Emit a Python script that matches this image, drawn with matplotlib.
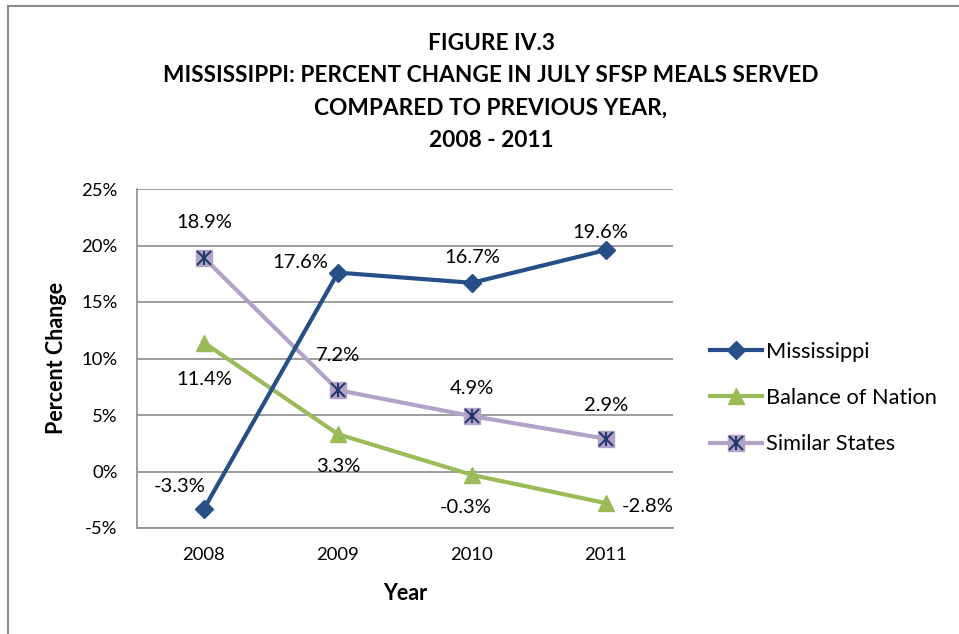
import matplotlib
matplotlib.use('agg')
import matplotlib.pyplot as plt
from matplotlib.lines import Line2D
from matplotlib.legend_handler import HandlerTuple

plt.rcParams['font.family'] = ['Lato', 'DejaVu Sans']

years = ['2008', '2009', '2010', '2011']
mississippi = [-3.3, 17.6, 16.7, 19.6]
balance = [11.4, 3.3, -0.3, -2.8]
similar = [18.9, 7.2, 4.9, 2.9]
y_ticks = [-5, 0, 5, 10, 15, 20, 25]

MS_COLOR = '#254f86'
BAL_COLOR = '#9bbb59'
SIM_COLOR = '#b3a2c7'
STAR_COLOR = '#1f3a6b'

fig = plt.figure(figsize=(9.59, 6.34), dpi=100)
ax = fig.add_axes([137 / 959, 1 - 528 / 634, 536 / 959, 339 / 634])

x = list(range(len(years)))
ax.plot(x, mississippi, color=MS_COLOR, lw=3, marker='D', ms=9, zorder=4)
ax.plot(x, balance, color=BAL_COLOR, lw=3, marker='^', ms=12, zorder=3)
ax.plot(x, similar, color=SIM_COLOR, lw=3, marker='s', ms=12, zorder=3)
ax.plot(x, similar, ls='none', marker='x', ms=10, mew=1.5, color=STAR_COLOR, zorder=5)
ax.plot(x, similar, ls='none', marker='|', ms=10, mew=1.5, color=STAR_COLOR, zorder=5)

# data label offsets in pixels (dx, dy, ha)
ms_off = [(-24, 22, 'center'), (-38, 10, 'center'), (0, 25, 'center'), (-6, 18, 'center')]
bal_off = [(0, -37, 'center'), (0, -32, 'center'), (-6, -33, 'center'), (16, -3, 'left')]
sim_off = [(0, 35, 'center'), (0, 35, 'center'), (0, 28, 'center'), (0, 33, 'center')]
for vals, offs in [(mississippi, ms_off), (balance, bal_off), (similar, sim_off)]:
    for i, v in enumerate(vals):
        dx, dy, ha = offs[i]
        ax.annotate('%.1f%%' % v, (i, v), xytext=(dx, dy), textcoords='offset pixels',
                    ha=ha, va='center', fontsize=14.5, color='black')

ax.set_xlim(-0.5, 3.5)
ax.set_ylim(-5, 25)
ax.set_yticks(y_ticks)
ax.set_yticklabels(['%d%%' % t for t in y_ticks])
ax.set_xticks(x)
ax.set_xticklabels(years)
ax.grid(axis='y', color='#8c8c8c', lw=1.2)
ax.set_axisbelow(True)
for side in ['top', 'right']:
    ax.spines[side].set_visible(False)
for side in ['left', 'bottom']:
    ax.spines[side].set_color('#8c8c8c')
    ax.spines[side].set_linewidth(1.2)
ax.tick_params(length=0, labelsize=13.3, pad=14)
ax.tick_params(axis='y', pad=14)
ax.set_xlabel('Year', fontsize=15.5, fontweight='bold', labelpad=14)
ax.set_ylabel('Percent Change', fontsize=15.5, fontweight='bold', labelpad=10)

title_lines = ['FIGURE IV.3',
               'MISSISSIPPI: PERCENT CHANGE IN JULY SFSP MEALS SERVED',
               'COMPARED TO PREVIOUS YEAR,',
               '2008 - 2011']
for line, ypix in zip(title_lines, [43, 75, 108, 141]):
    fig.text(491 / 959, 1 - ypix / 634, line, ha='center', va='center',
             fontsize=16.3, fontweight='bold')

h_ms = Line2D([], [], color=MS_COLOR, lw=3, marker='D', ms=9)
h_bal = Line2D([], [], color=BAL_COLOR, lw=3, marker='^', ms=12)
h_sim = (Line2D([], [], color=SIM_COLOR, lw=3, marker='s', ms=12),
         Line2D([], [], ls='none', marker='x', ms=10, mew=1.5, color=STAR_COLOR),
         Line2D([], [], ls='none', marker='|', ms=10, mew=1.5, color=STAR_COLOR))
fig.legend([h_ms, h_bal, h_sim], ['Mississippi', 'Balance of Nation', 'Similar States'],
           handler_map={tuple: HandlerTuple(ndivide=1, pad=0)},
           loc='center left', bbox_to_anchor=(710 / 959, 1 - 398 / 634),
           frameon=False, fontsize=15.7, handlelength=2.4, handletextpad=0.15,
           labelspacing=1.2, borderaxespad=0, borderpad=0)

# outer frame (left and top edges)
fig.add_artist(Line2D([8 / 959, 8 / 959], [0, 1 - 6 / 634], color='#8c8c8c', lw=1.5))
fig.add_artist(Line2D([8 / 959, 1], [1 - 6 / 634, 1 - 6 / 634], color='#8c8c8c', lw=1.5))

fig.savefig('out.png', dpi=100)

**WHAT TO DO:** Find each line with the string "matplotlib" and copy it out.

**FULL OUTPUT:**
Emit a Python script that matches this image, drawn with matplotlib.
import matplotlib
matplotlib.use('agg')
import matplotlib.pyplot as plt
from matplotlib.lines import Line2D
from matplotlib.legend_handler import HandlerTuple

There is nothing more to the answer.